Scales suggested the United States start an anti-ballistic missile initiative with the Czech Republic "tomorrow," station ships in the Black Sea and initiate troop maneuvers in Poland.
"That's not going to start a war, but it tells [Russian President Vladimir] Putin we're serious," he said. "The only thing he respects is power, and he knows that America is still more powerful than he is."
Rumsfeld said that neither the United Nations nor NATO is willing to act, so the United States should fashion a coalition built on a specific mission: putting maximum pressure on Putin and the Russian Federation.
Putin, Rumsfeld said, is "punching way above his weight class, and the United States is punching way below ours."
Sen. Lindsey Graham, a South Carolina Republican, disagreed on strategy but also thinks the United States is projecting weakness on the world stage.
Graham told Van Susteren he thinks economic sanctions alone will get Putin's attention.
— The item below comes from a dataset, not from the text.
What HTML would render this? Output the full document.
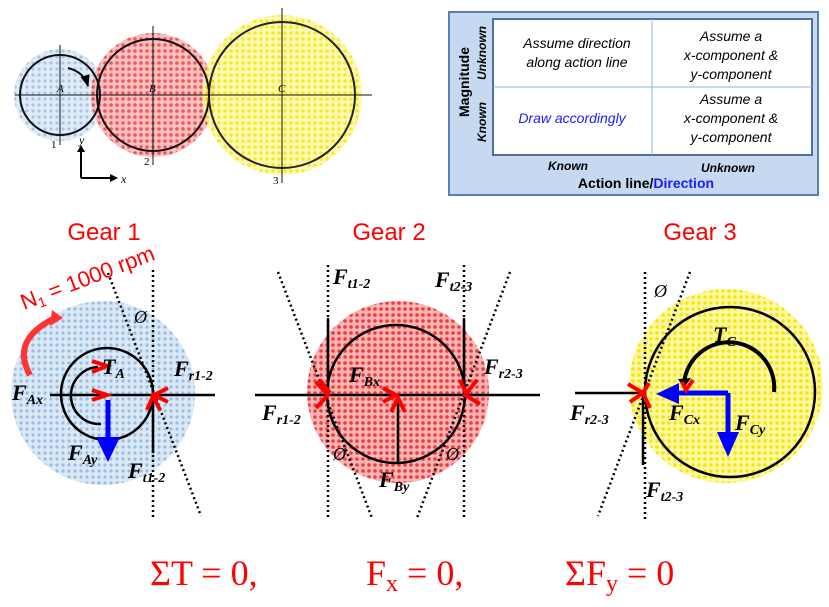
<!DOCTYPE html>
<html><head><meta charset="utf-8"><style>
body{margin:0;background:#fff;width:829px;height:607px;overflow:hidden}
svg{display:block}
text{font-family:"Liberation Serif",serif}
.s text,text.s{font-family:"Liberation Sans",sans-serif}
.f{font-family:"Liberation Serif",serif;font-weight:bold;font-style:italic;font-size:22px}
.sub{font-size:14px}
</style></head><body>
<svg width="829" height="607" viewBox="0 0 829 607">
<defs>
<pattern id="pb" width="6" height="6" patternUnits="userSpaceOnUse"><rect width="6" height="6" fill="#dbe8f5"/><circle cx="3" cy="3" r="1.6" fill="#99bce2"/></pattern>
<pattern id="pr" width="6" height="6" patternUnits="userSpaceOnUse"><rect width="6" height="6" fill="#f7b5b5"/><circle cx="3" cy="3" r="1.8" fill="#ee3b3b"/></pattern>
<pattern id="py" width="6" height="6" patternUnits="userSpaceOnUse"><rect width="6" height="6" fill="#fdf7a8"/><circle cx="3" cy="3" r="1.8" fill="#f5e800"/></pattern>
<marker id="ak" viewBox="0 0 10 10" refX="9" refY="5" markerWidth="6" markerHeight="6" orient="auto"><path d="M0,1L10,5L0,9z" fill="#000"/></marker>
</defs>

<g>
<circle cx="60" cy="95" r="46" fill="url(#pb)" opacity="0.85"/>
<circle cx="153" cy="95" r="62" fill="url(#pr)" opacity="0.85"/>
<circle cx="282" cy="95" r="80" fill="url(#py)" opacity="0.85"/>
<circle cx="60" cy="95" r="40" fill="none" stroke="#111" stroke-width="2"/>
<circle cx="153" cy="95" r="56" fill="none" stroke="#111" stroke-width="2"/>
<circle cx="282" cy="95" r="73" fill="none" stroke="#222" stroke-width="2"/>
<g stroke="#111" stroke-width="1">
<line x1="15" y1="95" x2="372" y2="95"/>
<line x1="60" y1="45" x2="60" y2="145"/>
<line x1="153" y1="26" x2="153" y2="165"/>
<line x1="282" y1="8" x2="282" y2="183"/>
</g>
<path d="M68,68 Q84,72 88,86" fill="none" stroke="#111" stroke-width="2" marker-end="url(#ak)"/>
<text x="57" y="92" font-size="11" font-style="italic">A</text>
<text x="149" y="92" font-size="11" font-style="italic">B</text>
<text x="278" y="92" font-size="11" font-style="italic">C</text>
<text x="51" y="148" font-size="11">1</text>
<text x="144" y="165" font-size="11">2</text>
<text x="273" y="184" font-size="11">3</text>
<path d="M81,178 L81,150 M81,178 L112,178" stroke="#000" stroke-width="2" fill="none"/>
<path d="M77,152 L81,145 L85,152z M110,174 L118,178 L110,182z" fill="#000"/>
<text x="79" y="144" font-size="12" font-style="italic">y</text>
<text x="121" y="183" font-size="12" font-style="italic">x</text>
</g>

<g class="s">
<rect x="449" y="12" width="369" height="183" fill="#c6d9f0" stroke="#5a80b0" stroke-width="2"/>
<rect x="493" y="19" width="319" height="136" fill="#fff" stroke="#4f6f9e" stroke-width="2"/>
<line x1="652" y1="19" x2="652" y2="155" stroke="#8db3e2" stroke-width="1"/>
<line x1="493" y1="87" x2="812" y2="87" stroke="#8db3e2" stroke-width="1"/>
<g font-size="14" font-style="italic" text-anchor="middle">
<text x="577" y="48">Assume direction</text>
<text x="577" y="67">along action line</text>
<text x="731" y="41">Assume a</text>
<text x="731" y="60">x-component &amp;</text>
<text x="731" y="79">y-component</text>
<text x="572" y="123" fill="#1a1aff">Draw accordingly</text>
<text x="731" y="104">Assume a</text>
<text x="731" y="123">x-component &amp;</text>
<text x="731" y="142">y-component</text>
<text x="568" y="170" font-size="12" font-weight="bold">Known</text>
<text x="728" y="172" font-size="12" font-weight="bold">Unknown</text>
<text x="646" y="188" font-size="14" font-weight="bold" font-style="normal">Action line/<tspan fill="#1a1aff">Direction</tspan></text>
<text transform="translate(469,82) rotate(-90)" font-size="14" font-weight="bold" font-style="normal">Magnitude</text>
<text transform="translate(486,53) rotate(-90)" font-size="12" font-weight="bold">Unknown</text>
<text transform="translate(486,122) rotate(-90)" font-size="12" font-weight="bold">Known</text>
</g>
</g>

<g class="s" fill="#f00" font-size="24" text-anchor="middle">
<text x="104" y="240">Gear 1</text>
<text x="389" y="240">Gear 2</text>
<text x="700" y="240">Gear 3</text>
</g>

<g>
<circle cx="103" cy="393" r="92" fill="url(#pb)"/>
<circle cx="107" cy="394" r="46" fill="none" stroke="#000" stroke-width="2.5"/>
<line x1="50" y1="395" x2="215" y2="395" stroke="#000" stroke-width="2.5"/>
<line x1="153" y1="270" x2="153" y2="520" stroke="#000" stroke-width="2.5" stroke-dasharray="2,3"/>
<line x1="108" y1="273" x2="201" y2="516" stroke="#000" stroke-width="2.5" stroke-dasharray="2,3"/>
<line x1="153" y1="395" x2="153" y2="453" stroke="#000" stroke-width="2.5"/>
<path d="M101,424 A28,28 0 1 1 98,367" fill="none" stroke="#000" stroke-width="2.5"/>
<line x1="108" y1="400" x2="108" y2="440" stroke="#00f" stroke-width="5"/>
<path d="M96,437 L108,462 L120,437z" fill="#00f"/>
<path d="M92,361 L107,366 L92,372 M92,390 L107,395 L92,400 M168,388 L154,395 L168,402 M147,410 L153,396 L160,410" fill="none" stroke="#f00" stroke-width="4"/>
<path d="M30,375 Q10,340 55,318" fill="none" stroke="#f33" stroke-width="6"/>
<path d="M52,310 L63,318 L50,326z" fill="#f33"/>
<text class="s" x="24" y="310" font-size="22" fill="#f00" transform="rotate(-21 24 310)">N<tspan font-size="14" dy="4">1</tspan><tspan dy="-4"> = 1000 rpm</tspan></text>
<text x="134" y="323" font-size="18" font-style="italic">Ø</text>
<text class="f" x="102" y="374">T<tspan class="sub" dy="4">A</tspan></text>
<text class="f" x="12" y="400">F<tspan class="sub" dy="4">Ax</tspan></text>
<text class="f" x="174" y="376">F<tspan class="sub" dy="4">r1-2</tspan></text>
<text class="f" x="68" y="460">F<tspan class="sub" dy="4">Ay</tspan></text>
<text class="f" x="128" y="478">F<tspan class="sub" dy="4">t1-2</tspan></text>
</g>

<g>
<circle cx="398" cy="392" r="91" fill="url(#pr)"/>
<circle cx="396" cy="394" r="69" fill="none" stroke="#000" stroke-width="2.5"/>
<line x1="255" y1="395" x2="540" y2="395" stroke="#000" stroke-width="2.5"/>
<line x1="328" y1="265" x2="328" y2="520" stroke="#000" stroke-width="2.5" stroke-dasharray="2,3"/>
<line x1="464" y1="265" x2="464" y2="520" stroke="#000" stroke-width="2.5" stroke-dasharray="2,3"/>
<line x1="278" y1="272" x2="372" y2="518" stroke="#000" stroke-width="2.5" stroke-dasharray="2,3"/>
<line x1="510" y1="272" x2="417" y2="518" stroke="#000" stroke-width="2.5" stroke-dasharray="2,3"/>
<line x1="328" y1="318" x2="328" y2="394" stroke="#000" stroke-width="2.5"/>
<line x1="464" y1="318" x2="464" y2="394" stroke="#000" stroke-width="2.5"/>
<line x1="398" y1="463" x2="398" y2="398" stroke="#000" stroke-width="2.5"/>
<path d="M316,382 L328,395 L316,408 M320,380 L330,393 M383,388 L396,395 L383,402 M391,412 L398,398 L405,412 M477,380 L465,395 L480,404 M460,380 L466,393" fill="none" stroke="#f00" stroke-width="4"/>
<text x="333" y="460" font-size="18" font-style="italic">Ø</text>
<text x="446" y="460" font-size="18" font-style="italic">Ø</text>
<text class="f" x="333" y="284">F<tspan class="sub" dy="4">t1-2</tspan></text>
<text class="f" x="435" y="287">F<tspan class="sub" dy="4">t2-3</tspan></text>
<text class="f" x="349" y="382">F<tspan class="sub" dy="4">Bx</tspan></text>
<text class="f" x="262" y="420">F<tspan class="sub" dy="4">r1-2</tspan></text>
<text class="f" x="484" y="374">F<tspan class="sub" dy="4">r2-3</tspan></text>
<text class="f" x="379" y="487">F<tspan class="sub" dy="4">By</tspan></text>
</g>

<g>
<circle cx="726" cy="386" r="97" fill="url(#py)"/>
<circle cx="730" cy="392" r="85" fill="none" stroke="#000" stroke-width="2.5"/>
<line x1="575" y1="393" x2="643" y2="393" stroke="#000" stroke-width="2.5"/>
<line x1="645" y1="272" x2="645" y2="520" stroke="#000" stroke-width="2.5" stroke-dasharray="2,3"/>
<line x1="690" y1="272" x2="598" y2="516" stroke="#000" stroke-width="2.5" stroke-dasharray="2,3"/>
<line x1="643" y1="393" x2="643" y2="465" stroke="#000" stroke-width="2.5"/>
<path d="M684,383 A44,44 0 0 1 774,392" fill="none" stroke="#000" stroke-width="4"/>
<path d="M678,379 L684,388 L691,378z" fill="#000"/>
<line x1="728" y1="393" x2="675" y2="393" stroke="#00f" stroke-width="5"/>
<path d="M679,383 L656,394 L679,404z" fill="#00f"/>
<line x1="728" y1="393" x2="728" y2="435" stroke="#00f" stroke-width="5"/>
<path d="M717,432 L728,457 L739,432z" fill="#00f"/>
<path d="M628,384 L643,393 L630,402 M650,408 L643,393 L649,383 M682,382 L686,390 L693,380" fill="none" stroke="#f00" stroke-width="4"/>
<text x="654" y="297" font-size="18" font-style="italic">Ø</text>
<text class="f" x="713" y="342">T<tspan class="sub" dy="4">C</tspan></text>
<text class="f" x="669" y="420">F<tspan class="sub" dy="4">Cx</tspan></text>
<text class="f" x="735" y="430">F<tspan class="sub" dy="4">Cy</tspan></text>
<text class="f" x="570" y="420">F<tspan class="sub" dy="4">r2-3</tspan></text>
<text class="f" x="646" y="497">F<tspan class="sub" dy="4">t2-3</tspan></text>
</g>

<g fill="#f00" font-size="36">
<text x="150" y="585">ΣT = 0,</text>
<text x="366" y="585">F<tspan font-size="24" dy="6">x</tspan><tspan dy="-6"> = 0,</tspan></text>
<text x="565" y="585">ΣF<tspan font-size="24" dy="6">y</tspan><tspan dy="-6"> = 0</tspan></text>
</g>
</svg>
</body></html>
He wants to see the "oligarchs" have their European travel restricted so they can't continue to "live a high life" while trampling on the rights of their citizens and invading Ukraine and other countries.
Putin, he said, thinks Obama is "all talk and no action."
Graham says the lack of respect for the United States began when no action was taken against the attackers in Benghazi, Libya, who killed U.S. Ambassador Chris Stevens and three other Americans.
"When you kill Americans and nobody pays a price, you invite this type of aggression," Graham said.